North Carolina’s Continued Passive Aggressive War on Public Education

Rep. Tim Moore’s recent missive in EdNC.org (“Education reforms for North Carolina’s future”) begins with one of the more sweeping fallacies made by many in Raleigh who champion the crippling policies surrounding public education.

TimMooreNC

He starts,

“The North Carolina General Assembly is implementing meaningful public school reforms that are popular with parents and students because they focus on families’ shared priority of improving student achievement” (https://www.ednc.org/2017/11/09/education-reforms-north-carolinas-future/).

Popular with parents and students? Meaningful? Focused on shared priorities?

Well, consider the following list that just highlights some of those “reform” efforts from just the last eleven months.

  1. House Bill 17 was passed and “is meant to shift more power to Johnson and deem him the ‘administrative head’ of the state education department. The current law says some of the superintendent’s duties are ‘subject to the discretion, control and approval of the State Board of Education,’ but that language has been removed in several places in the proposed bill” (http://www.wral.com/bill-would-give-more-power-to-new-nc-superintendent-reduce-role-of-school-board/16341626/).
  2. A lawsuit by the state board against the superintendent over HB17 starts early in 2017. The General Assembly backs the state superintendent with taxpayer money in the case. The state board must use its own budget to finance lawsuit.
  3. The General Assembly passes a law (HB13) to limit class sizes in K-3 classrooms but does not allocate funds and resources to help hire needed teachers for new classes created in response or to help build extra classrooms.
  4. A principal pay plan that actually punishes many principals is passed without input from educators and is crafted in part by private business entities.
  5. Schools will no longer have Biology I test scores used to calculate school performance grade and school report cards when those scores have been among the highest in past years for each school.
  6. There is a new version of the N.C. Teaching Fellows that is a mere shadow of its former self.
  7. Opportunity Grants were expanded without any research backing its success to nearly a billion dollars over the next ten years.
  8. The Department of Public Instruction has its budget slashed by nearly 20% for the next two years.
  9. SB599 is passed and it allows people to enter the teaching profession with minimal training.
  10. An Innovative School District selects an unwilling school to turn over to a for-profit entity to “reform” it. That school system where the school resides is considering shutting down the school.
  11. Per-pupil expenditures still are one of the worst in the country.
  12. Textbook funding still lags millions behind what pre-recession levels were.
  13. There is a rash boon of a method to reformulate how monies are allocated to local school systems based political ideologies and personalities rather than principles.
  14. The state superintendent has not asserted himself as an instructional leader.

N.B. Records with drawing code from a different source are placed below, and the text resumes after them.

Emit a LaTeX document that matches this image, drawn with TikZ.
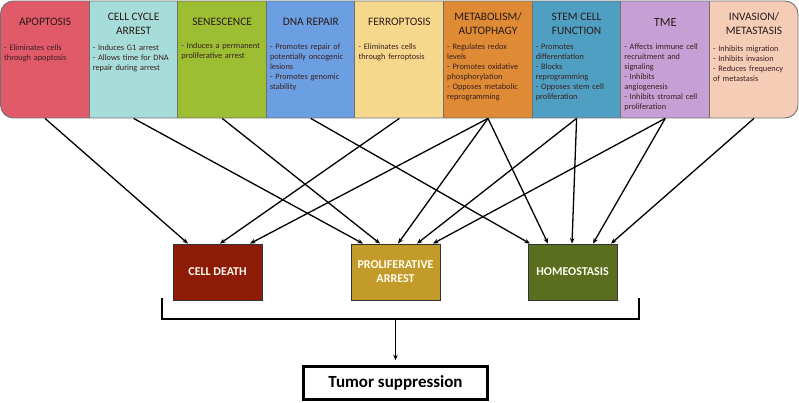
\documentclass[tikz,border=0pt]{standalone}
\usepackage{fontspec}
\setmainfont{Carlito}
\usetikzlibrary{arrows.meta}
\definecolor{capo}{HTML}{E05A69}
\definecolor{ccc}{HTML}{A7DDD8}
\definecolor{csen}{HTML}{9DBE33}
\definecolor{cdna}{HTML}{6C9FE2}
\definecolor{cfer}{HTML}{F6D88C}
\definecolor{cmet}{HTML}{DF8A35}
\definecolor{cstem}{HTML}{4F9FC2}
\definecolor{ctme}{HTML}{C6A0D5}
\definecolor{cinv}{HTML}{F5CDB7}
\definecolor{ccd}{HTML}{8D1B06}
\definecolor{cpa}{HTML}{C29B2B}
\definecolor{cho}{HTML}{5B6D1F}
\definecolor{titlec}{HTML}{2A1A1A}
\definecolor{bodyc}{HTML}{3A2020}
\definecolor{panelline}{HTML}{707070}
\begin{document}
\begin{tikzpicture}[x=1pt,y=-1pt,
  col/.style={rectangle, inner sep=0pt, minimum width=88.6pt, minimum height=117pt, anchor=north west},
  ttl/.style={align=center, font=\fontsize{11.4}{14}\selectfont, text=titlec, inner sep=0pt},
  body/.style={align=left, anchor=north west, font=\fontsize{8.3}{10}\selectfont, text=bodyc, inner sep=0pt, text width=85pt},
  res/.style={rectangle, draw=black!80, line width=0.8pt, minimum width=89pt, minimum height=56pt, text=white!94!yellow, font=\fontsize{12}{14}\selectfont\bfseries, align=center},
  conn/.style={line width=1.3pt, -{Stealth[length=5.5pt,width=4.5pt]}},
]
\useasboundingbox (0,0) rectangle (799,403);
% top panel
\begin{scope}
\clip[rounded corners=13pt] (0.5,1) rectangle (798,118);
\node[col, fill=capo] (apo) at (0.5,1) {};
\node[col, fill=ccc] (cc) at (89.1,1) {};
\node[col, fill=csen] (sen) at (177.7,1) {};
\node[col, fill=cdna] (dna) at (266.3,1) {};
\node[col, fill=cfer] (fer) at (354.9,1) {};
\node[col, fill=cmet] (met) at (443.5,1) {};
\node[col, fill=cstem] (stem) at (532.1,1) {};
\node[col, fill=ctme] (tme) at (620.7,1) {};
\node[col, fill=cinv, minimum width=89pt] (inv) at (709.3,1) {};
\end{scope}
\draw[panelline, line width=0.9pt, rounded corners=13pt] (0.5,1) rectangle (798,118);
\foreach \c in {cc,sen,dna,fer,met,stem,tme,inv}
  \draw[panelline, line width=0.9pt] (\c.north west) -- (\c.south west);
% titles
\node[ttl] at ([yshift=-21pt]apo.north) {APOPTOSIS};
\node[ttl] at ([yshift=-22.5pt]cc.north) {CELL CYCLE\\ARREST};
\node[ttl] at ([yshift=-21pt]sen.north) {SENESCENCE};
\node[ttl] at ([yshift=-21pt]dna.north) {DNA REPAIR};
\node[ttl] at ([yshift=-21pt]fer.north) {FERROPTOSIS};
\node[ttl] at ([yshift=-22.5pt]met.north) {METABOLISM/\\AUTOPHAGY};
\node[ttl] at ([yshift=-22.5pt]stem.north) {STEM CELL\\FUNCTION};
\node[ttl, font=\fontsize{12.5}{14}\selectfont] at ([yshift=-21pt]tme.north) {TME};
\node[ttl] at ([yshift=-22.5pt]inv.north) {INVASION/\\METASTASIS};
% bodies
\node[body] at ([xshift=3.5pt,yshift=-44pt]apo.north west) {- Eliminates cells\\through apoptosis};
\node[body] at ([xshift=3.5pt,yshift=-44pt]cc.north west) {- Induces G1 arrest\\- Allows time for DNA\\repair during arrest};
\node[body] at ([xshift=3.5pt,yshift=-42pt]sen.north west) {- Induces a permanent\\proliferative arrest};
\node[body] at ([xshift=3.5pt,yshift=-43pt]dna.north west) {- Promotes repair of\\potentially oncogenic\\lesions\\- Promotes genomic\\stability};
\node[body] at ([xshift=3.5pt,yshift=-43pt]fer.north west) {- Eliminates cells\\through ferroptosis};
\node[body] at ([xshift=3.5pt,yshift=-43pt]met.north west) {- Regulates redox\\levels\\- Promotes oxidative\\phosphorylation\\- Opposes metabolic\\reprogramming};
\node[body] at ([xshift=3.5pt,yshift=-43pt]stem.north west) {- Promotes\\differentiation\\- Blocks\\reprogramming\\- Opposes stem cell\\proliferation};
\node[body] at ([xshift=3.5pt,yshift=-43pt]tme.north west) {- Affects immune cell\\recruitment and\\signaling\\- Inhibits\\angiogenesis\\- Inhibits stromal cell\\proliferation};
\node[body] at ([xshift=3.5pt,yshift=-45pt]inv.north west) {- Inhibits migration\\- Inhibits invasion\\- Reduces frequency\\of metastasis};
% result boxes
\node[res, fill=ccd] (cd) at (217.5,272) {CELL DEATH};
\node[res, fill=cpa] (pa) at (395.5,272) {PROLIFERATIVE\\ARREST};
\node[res, fill=cho] (ho) at (572.5,272) {HOMEOSTASIS};
% connectors
\draw[conn] (apo.south) -- ([xshift=-29.5pt]cd.north);
\draw[conn] (fer.south) -- ([xshift=2.5pt]cd.north);
\draw[conn] (met.south) -- ([xshift=32.5pt]cd.north);
\draw[conn] (cc.south) -- ([xshift=-32.5pt]pa.north);
\draw[conn] (sen.south) -- ([xshift=-15.5pt]pa.north);
\draw[conn] (met.south) -- ([xshift=2.5pt]pa.north);
\draw[conn] (stem.south) -- ([xshift=21.5pt]pa.north);
\draw[conn] (tme.south) -- ([xshift=37.5pt]pa.north);
\draw[conn] (dna.south) -- ([xshift=-42.5pt]ho.north);
\draw[conn] (met.south) -- ([xshift=-24.5pt]ho.north);
\draw[conn] (stem.south) -- ([xshift=-0.5pt]ho.north);
\draw[conn] (tme.south) -- ([xshift=20.5pt]ho.north);
\draw[conn] (inv.south) -- ([xshift=38.5pt]ho.north);
% bracket and final
\draw[line width=1.3pt] (162,298) -- (162,319) -- (639,319) -- (639,298);
\coordinate (br) at (395.5,319);
\node[rectangle, draw=black, line width=2.5pt, minimum width=184pt, minimum height=33pt, inner sep=0pt, font=\fontsize{17}{18}\selectfont\bfseries] (ts) at (395.5,383) {Tumor suppression};
\draw[conn] (br) -- ([yshift=5pt]ts.north);
\end{tikzpicture}
\end{document}
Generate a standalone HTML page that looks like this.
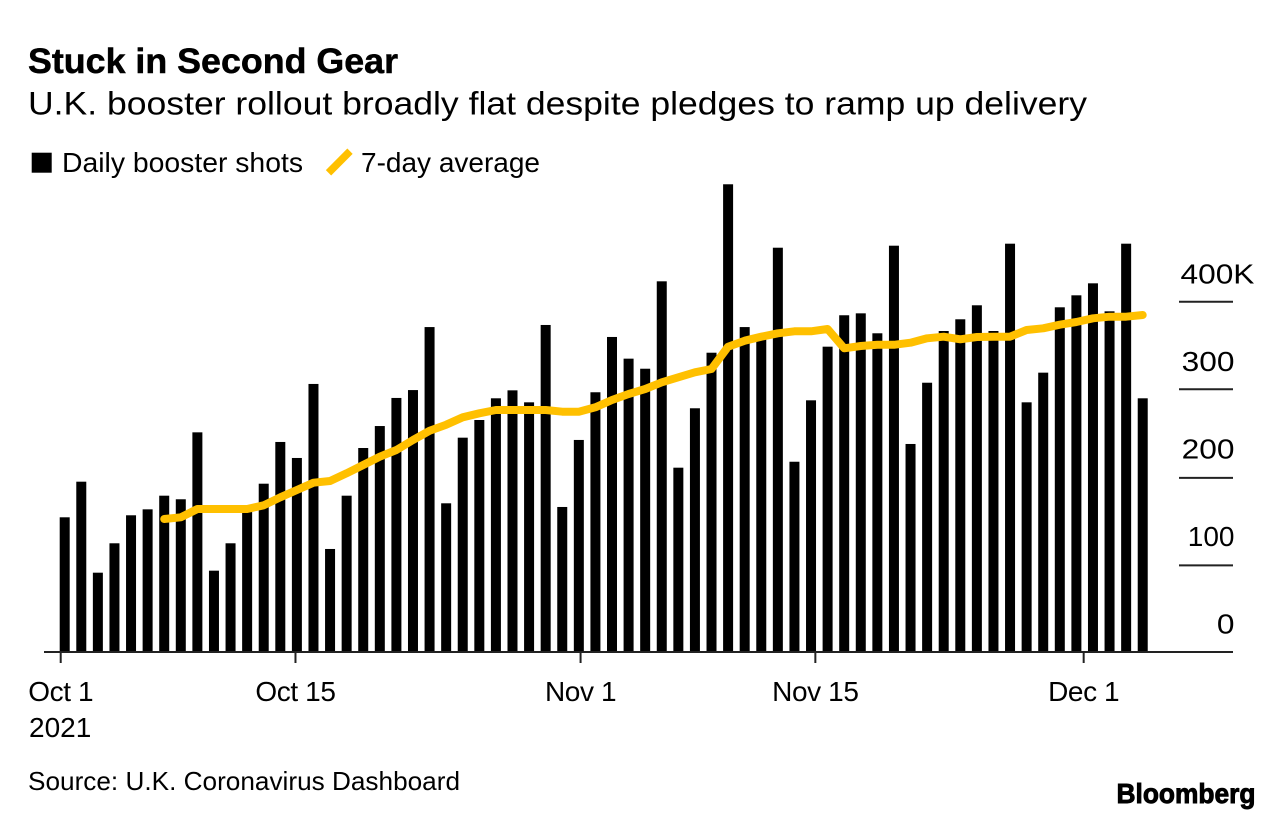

And that lawsuit between the state board of education and the state superintendent is still ongoing as it has been requested by the state board for the N.C. Supreme Court to hear the case all the while the very General Assembly that is propping the state superintendent is trying to recreate how judges in this state are elected and selected as well as drawing new judicial districts in an effort to take over the judicial system. That’s the same General Assembly that has been called out for gerrymandering districts – twice.

And Tim Moore wants to claim “The North Carolina General Assembly is implementing meaningful public school reforms that are popular with parents and students because they focus on families’ shared priority of improving student achievement.”

If “implementing meaningful public school reforms” means “waging war on public education” in this context, then Tim Moore is exactly right.